Donc deux visions opposées qui ont été elles-mêmes déformées très largement.
– Wilson n’est pas ce réformiste humaniste, pétri de ces idées bienfaitrices pour le monde que l’on peut voir dans nos manuels de 1ère et de Terminale.
– Clémenceau n’est pas ce « nationaliste rétrograde » souvent décrit.
Gardons une forme de pensée « d’histoire critique » et des rapports spécifiques à celle-ci, même si nous vivons une montée des périls aujourd’hui (cf A. C. Clarke et ses prédictions des années 70 ). Et de finir sur un oxymore (pour qualifier Wilson et sa politique ?) « la modernité conservatrice des Etats-Unis »
Y. Chapoutot s’adresse ensuite à A. Tooze et le félicite : vous abordez « l’histoire par le bas », allez dans les usines, faîtes de l’histoire sociale et « globale ». Vous jouez le « rôle de l’Histoire », en remettant les faits en perspectives. Vous reconsidérez « le futur du passé » en redonnant toute son indétermination à cette époque de 1916 à 1931 avec ses erreurs a-posteriori monumentale : Churchill en 1929 « la paix est là, la prospérité aussi… », « Hitler en 1928, comme en 1932 cela ne marche pas »…
En outre vous provoquez chez moi une déception terrible (sic), Wilson n’est pas en 1919, le « messie » de nos manuels. Et Clémenceau, pas le « gros chat qui attend le moment propice pour manger sa proie »… Et de finir : pour vous, Wilson c’est Edmund Burke (…le bien nommé) ?
A. Tooze : Oui. Il a un discours raciste, gallophobe et est contre-révolutionnaire (révolution française et même américaine !). En revanche Clémenceau (journaliste aux Etats-Unis dans les années 1860) est lui abolitionniste, comme les bannis de 1848 et s’inspire des idéaux de la révolution française.

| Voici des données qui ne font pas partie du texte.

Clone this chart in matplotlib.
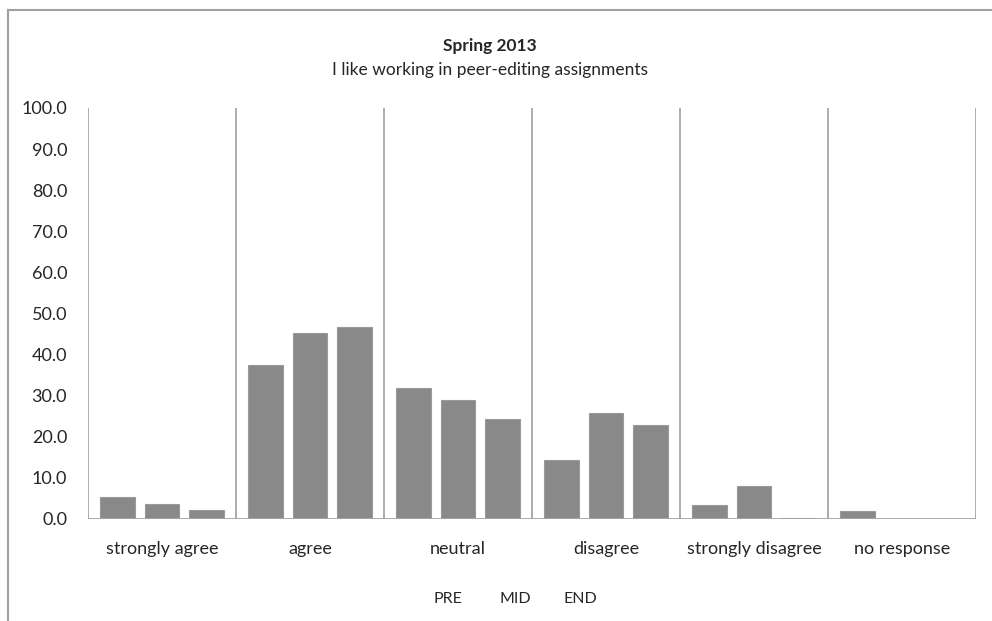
import matplotlib
matplotlib.use('Agg')
import matplotlib.pyplot as plt
from matplotlib.lines import Line2D
import numpy as np

plt.rcParams['font.family'] = ['Lato', 'DejaVu Sans']

categories = ['strongly agree', 'agree', 'neutral', 'disagree',
              'strongly disagree', 'no response']
series = ['PRE', 'MID', 'END']
pre = [5.4, 37.5, 31.9, 14.3, 3.4, 1.9]
mid = [3.6, 45.2, 29.0, 25.8, 8.0, 0.0]
end = [2.2, 46.7, 24.3, 22.9, 0.3, 0.0]
y_ticks = [0, 10, 20, 30, 40, 50, 60, 70, 80, 90, 100]

BAR = '#898989'
GRID = '#a6a6a6'
TEXT = '#262626'

fig = plt.figure(figsize=(9.92, 6.21), dpi=100)
ax = fig.add_axes([0.0887, 0.1643, 0.8952, 0.6618])

x = np.arange(len(categories))
offsets = [-0.30, 0.0, 0.30]
for vals, off in zip([pre, mid, end], offsets):
    ax.bar(x + off, vals, width=0.235, color=BAR, edgecolor='#9a9a9a',
           linewidth=0.8, zorder=3)

ax.set_xlim(-0.5, len(categories) - 0.5)
ax.set_ylim(0, 100)

# separators between the answer groups
for b in np.arange(-0.5, len(categories), 1.0):
    ax.axvline(b, color=GRID, linewidth=1.3, zorder=1)
ax.axhline(0, color=GRID, linewidth=1.3, zorder=4)

for s in ax.spines.values():
    s.set_visible(False)

ax.set_yticks(y_ticks)
ax.set_yticklabels([f'{v:.1f}' for v in y_ticks])
ax.set_xticks(x)
ax.set_xticklabels(categories)
ax.tick_params(axis='both', length=0, labelsize=13, colors=TEXT)
ax.tick_params(axis='y', pad=15)
ax.tick_params(axis='x', pad=16)

fig.text(0.494, 0.926, 'Spring 2013', ha='center', va='center',
         fontsize=12.5, fontweight='bold', color=TEXT)
fig.text(0.494, 0.887, 'I like working in peer-editing assignments',
         ha='center', va='center', fontsize=12.5, color=TEXT)

# legend entries (no swatches)
for name, xp in zip(series, [0.452, 0.519, 0.585]):
    fig.text(xp, 0.036, name, ha='center', va='center', fontsize=11.5, color=TEXT)

# chart frame
fig.add_artist(Line2D([0.008, 1.0], [0.984, 0.984], color='#a0a0a0',
                      linewidth=1.5, transform=fig.transFigure))
fig.add_artist(Line2D([0.008, 0.008], [0.0, 0.984], color='#a0a0a0',
                      linewidth=1.5, transform=fig.transFigure))

fig.savefig('out.png', dpi=100)
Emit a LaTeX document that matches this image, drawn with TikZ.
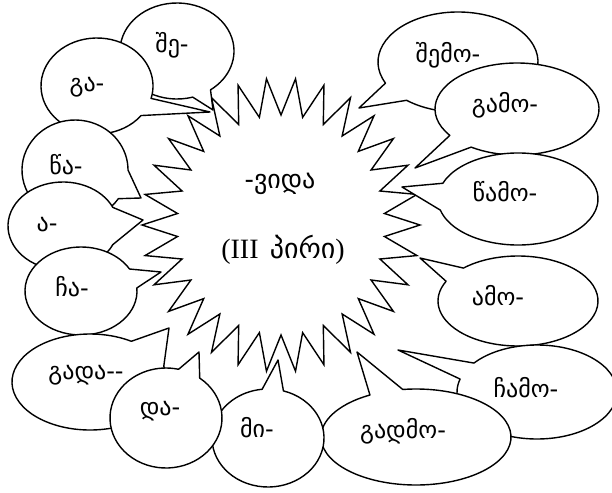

Somme toute, on peut parler d’un rapport renversé Wilson/Clémenceau par leurs origines, idées et leurs pratiques politiques. Mais le plan des Etats-Unis dessiné à Versailles est bien réaliste : « Open door », libre-échange partout dans le monde. C’est une conception nouvelle et divisionniste de l’Humanité. Une expérience de déception pour vous ? Oui, mais très utile…
Y.Chapoutot : Vous prenez à contre-pied la politique allemande des années 1910/1920.
Pour vous, il y a deux Brest-Litovsk : celui d’une Allemagne impérialiste avec annexion de la Biélorussie et celle du chancelier Bethmann-Hollweg pour qui le temps des annexions est fini. C’est même le temps des autodéterminations à l’Est.
Y. Chapoutot: Comment les allemands imaginent-ils le futur (aujourd’hui) ?
A. Tooze : comme en 1991, le Pacte de Varsovie a implosé, et s’ils ont le choix, les pays de l’Est préfèrent l’hégémonie de l’Europe de l’Ouest à celle de la Russie. De plus ce sont les partis chrétien-démocrate et social-démocrate qui insistent afin que l’Allemagne puisse compter sur les auto-déterminations des pays de l’Est : ils choisiront l’Ouest plutôt que l’Est.
L’Allemagne a la politique étrangère du « Kayser », celle du refus de la modernité.
Y. Chapoutot conclut: un ouvrage, riche, immense…
Question : S. Freud a écrit un texte assassin sur W.Wilson après la 2ème Guerre Mondiale ?Qu’en pensez vous ?
A. Tooze : oui, mais ce n’est pas un texte majeur…
Question : Wilson et l’isolationnisme ? Il fut beaucoup moins important dans les années 20 que ce que l’on a écrit. Mais beaucoup plus fort dans les années 30.
Question : Pourquoi Wilson a-t-il eu si longtemps cette image positive ?
A. Tooze : Wilson a eu une image positive chez les socialistes modérés français. Mais pas chez les libéraux. Pour eux, c’est une position progressiste, pour abattre Lloyd George et Clémenceau.
Au total, un exposé clair, décoiffant par moment, avec des touches et des effets de surprise bienvenus des deux conférenciers qui ont conquis leur public….et votre rédacteur.